» **Task objective**
Reproduce all the lines exactly as they stand, apart from the pictures.

» **Data section**

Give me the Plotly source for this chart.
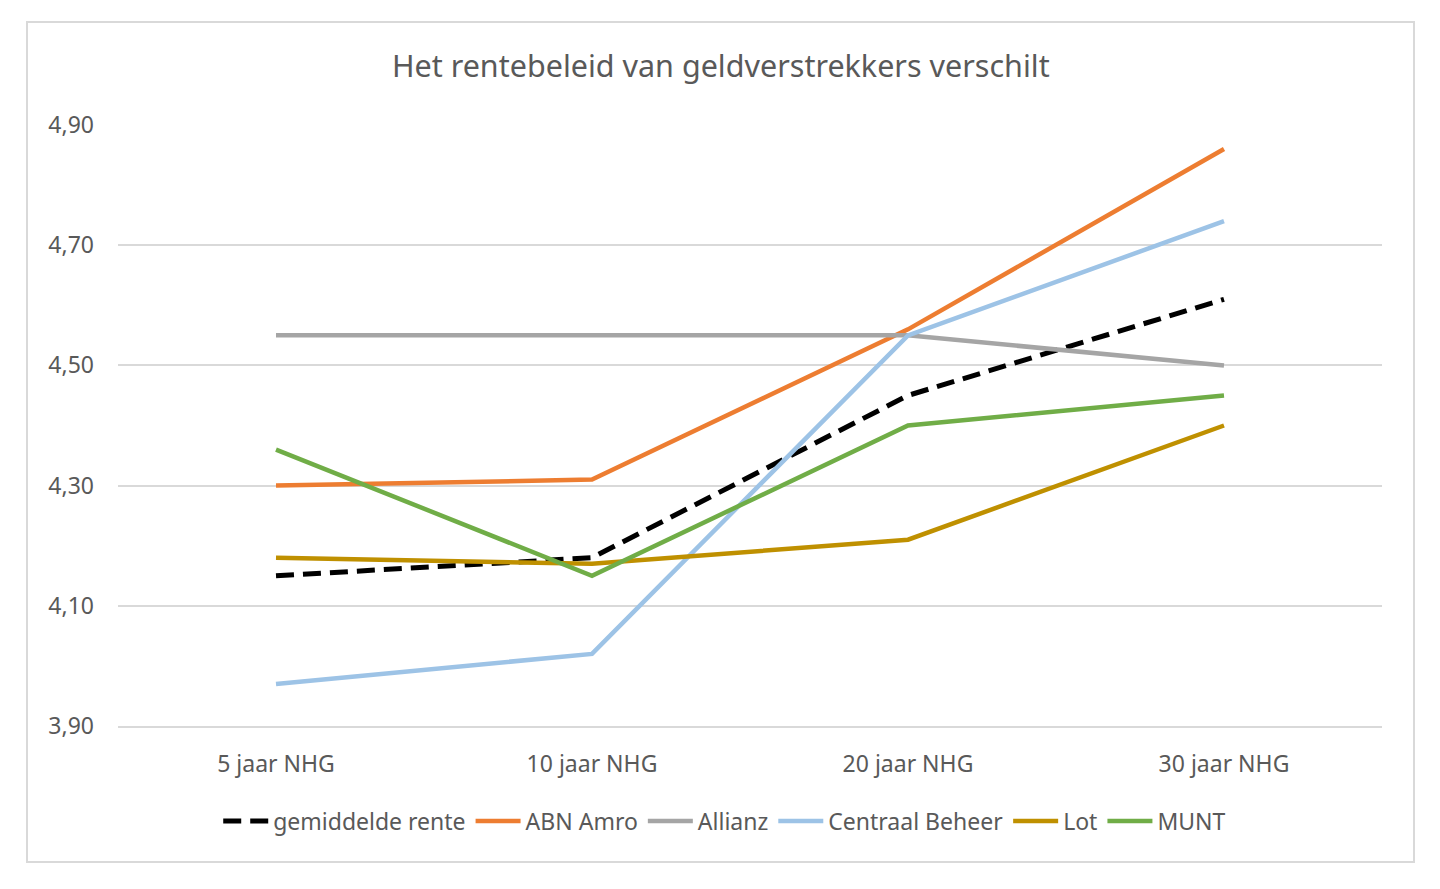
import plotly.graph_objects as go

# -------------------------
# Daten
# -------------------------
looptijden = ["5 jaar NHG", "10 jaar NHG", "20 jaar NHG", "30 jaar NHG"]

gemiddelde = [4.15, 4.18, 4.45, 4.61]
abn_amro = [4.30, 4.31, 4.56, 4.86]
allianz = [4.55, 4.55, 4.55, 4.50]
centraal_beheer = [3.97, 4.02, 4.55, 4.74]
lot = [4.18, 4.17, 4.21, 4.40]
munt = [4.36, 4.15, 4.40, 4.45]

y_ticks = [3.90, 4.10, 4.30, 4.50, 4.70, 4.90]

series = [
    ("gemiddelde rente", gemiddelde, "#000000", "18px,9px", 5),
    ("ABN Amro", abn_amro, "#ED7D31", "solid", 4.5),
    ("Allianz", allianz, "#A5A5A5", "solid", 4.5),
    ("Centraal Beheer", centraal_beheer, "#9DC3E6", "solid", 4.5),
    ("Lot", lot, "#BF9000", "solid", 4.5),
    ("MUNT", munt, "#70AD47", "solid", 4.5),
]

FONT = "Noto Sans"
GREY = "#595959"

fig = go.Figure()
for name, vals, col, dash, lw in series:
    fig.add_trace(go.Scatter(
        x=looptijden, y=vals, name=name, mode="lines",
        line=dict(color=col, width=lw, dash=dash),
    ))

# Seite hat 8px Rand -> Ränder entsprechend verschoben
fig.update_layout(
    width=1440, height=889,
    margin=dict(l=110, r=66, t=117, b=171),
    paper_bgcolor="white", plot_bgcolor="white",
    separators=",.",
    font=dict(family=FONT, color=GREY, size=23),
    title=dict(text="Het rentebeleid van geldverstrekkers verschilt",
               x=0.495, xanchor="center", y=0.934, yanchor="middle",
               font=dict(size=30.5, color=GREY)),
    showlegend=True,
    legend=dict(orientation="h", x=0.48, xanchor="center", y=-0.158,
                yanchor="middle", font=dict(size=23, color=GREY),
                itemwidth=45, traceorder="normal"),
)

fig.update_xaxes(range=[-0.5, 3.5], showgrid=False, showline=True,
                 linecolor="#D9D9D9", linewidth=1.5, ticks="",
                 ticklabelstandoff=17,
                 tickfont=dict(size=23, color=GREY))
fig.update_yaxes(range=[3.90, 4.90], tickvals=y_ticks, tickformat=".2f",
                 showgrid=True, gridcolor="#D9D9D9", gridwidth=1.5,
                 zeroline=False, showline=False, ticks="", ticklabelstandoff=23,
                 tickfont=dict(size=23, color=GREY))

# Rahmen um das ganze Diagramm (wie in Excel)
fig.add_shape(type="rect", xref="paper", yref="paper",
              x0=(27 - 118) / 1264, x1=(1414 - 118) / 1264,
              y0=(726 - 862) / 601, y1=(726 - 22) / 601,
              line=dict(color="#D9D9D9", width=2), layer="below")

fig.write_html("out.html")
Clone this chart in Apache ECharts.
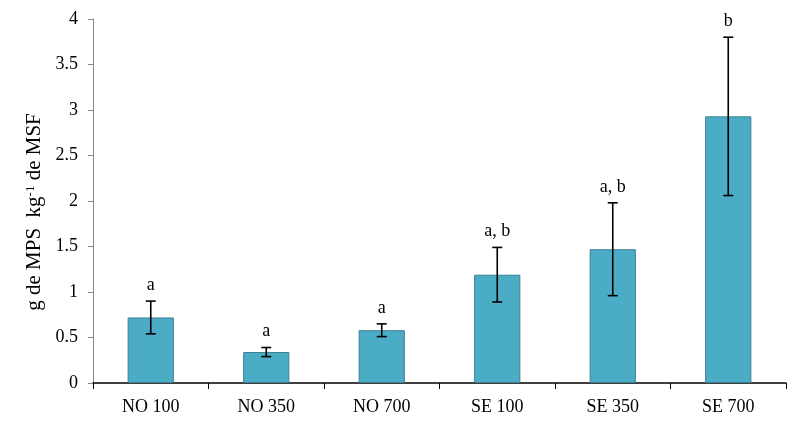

» **Task solution**
Give me the Plotly source for this chart.
import plotly.graph_objects as go

# -------------------------
# Daten
# -------------------------
looptijden = ["5 jaar NHG", "10 jaar NHG", "20 jaar NHG", "30 jaar NHG"]

gemiddelde = [4.15, 4.18, 4.45, 4.61]
abn_amro = [4.30, 4.31, 4.56, 4.86]
allianz = [4.55, 4.55, 4.55, 4.50]
centraal_beheer = [3.97, 4.02, 4.55, 4.74]
lot = [4.18, 4.17, 4.21, 4.40]
munt = [4.36, 4.15, 4.40, 4.45]

y_ticks = [3.90, 4.10, 4.30, 4.50, 4.70, 4.90]

series = [
    ("gemiddelde rente", gemiddelde, "#000000", "18px,9px", 5),
    ("ABN Amro", abn_amro, "#ED7D31", "solid", 4.5),
    ("Allianz", allianz, "#A5A5A5", "solid", 4.5),
    ("Centraal Beheer", centraal_beheer, "#9DC3E6", "solid", 4.5),
    ("Lot", lot, "#BF9000", "solid", 4.5),
    ("MUNT", munt, "#70AD47", "solid", 4.5),
]

FONT = "Noto Sans"
GREY = "#595959"

fig = go.Figure()
for name, vals, col, dash, lw in series:
    fig.add_trace(go.Scatter(
        x=looptijden, y=vals, name=name, mode="lines",
        line=dict(color=col, width=lw, dash=dash),
    ))

# Seite hat 8px Rand -> Ränder entsprechend verschoben
fig.update_layout(
    width=1440, height=889,
    margin=dict(l=110, r=66, t=117, b=171),
    paper_bgcolor="white", plot_bgcolor="white",
    separators=",.",
    font=dict(family=FONT, color=GREY, size=23),
    title=dict(text="Het rentebeleid van geldverstrekkers verschilt",
               x=0.495, xanchor="center", y=0.934, yanchor="middle",
               font=dict(size=30.5, color=GREY)),
    showlegend=True,
    legend=dict(orientation="h", x=0.48, xanchor="center", y=-0.158,
                yanchor="middle", font=dict(size=23, color=GREY),
                itemwidth=45, traceorder="normal"),
)

fig.update_xaxes(range=[-0.5, 3.5], showgrid=False, showline=True,
                 linecolor="#D9D9D9", linewidth=1.5, ticks="",
                 ticklabelstandoff=17,
                 tickfont=dict(size=23, color=GREY))
fig.update_yaxes(range=[3.90, 4.90], tickvals=y_ticks, tickformat=".2f",
                 showgrid=True, gridcolor="#D9D9D9", gridwidth=1.5,
                 zeroline=False, showline=False, ticks="", ticklabelstandoff=23,
                 tickfont=dict(size=23, color=GREY))

# Rahmen um das ganze Diagramm (wie in Excel)
fig.add_shape(type="rect", xref="paper", yref="paper",
              x0=(27 - 118) / 1264, x1=(1414 - 118) / 1264,
              y0=(726 - 862) / 601, y1=(726 - 22) / 601,
              line=dict(color="#D9D9D9", width=2), layer="below")

fig.write_html("out.html")
Clone this chart in Apache ECharts.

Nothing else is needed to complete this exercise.